China, the only country currently capable of producing all 17 rare earth elements on the periodic table, was said in April to have agreed to share processing technology with Malaysia as a boost to economic ties. China accounts for more than 60 per cent of global rare earth mining and 90 per cent of processing output.
Malaysia needs more technology for purification, centrifuging – the separation of solids from liquids – and shipping, to level up its rare earths sector, said Charles Chang, a finance professor at Fudan University in Shanghai. Malaysia has the capacity to expand its sector within two to four years, Chang said.
But Kassim noted that since China currently bans the export of refining technologies, this “fundamentally limits” its scope of cooperation with Malaysia.
Chinese developers of wind power and new-energy vehicles still need a supply of rare earths, however, as both are “being deployed at a rapid pace” that could be fuelled by Malaysian supplies, said Jon Hykawy, president of Toronto-based industry advisory Stormcrow Capital.

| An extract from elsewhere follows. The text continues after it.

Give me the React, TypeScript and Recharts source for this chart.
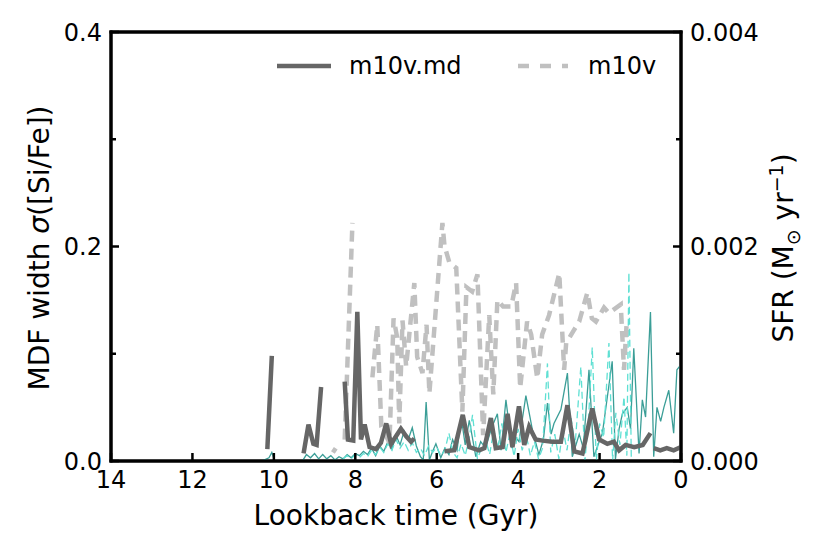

“These ionic clay deposits generally contain a higher proportion of valuable and truly rare heavy rare earths, like dysprosium and terbium, that are important when manufacturing magnets to be used in the wind power or automotive sectors,” he said.
The government’s business model calls for “fast-tracking” the domestic rare earth supply chain. “Timing is crucial, as heightened US-Sino trade tensions have created an investment window,” Kassim said.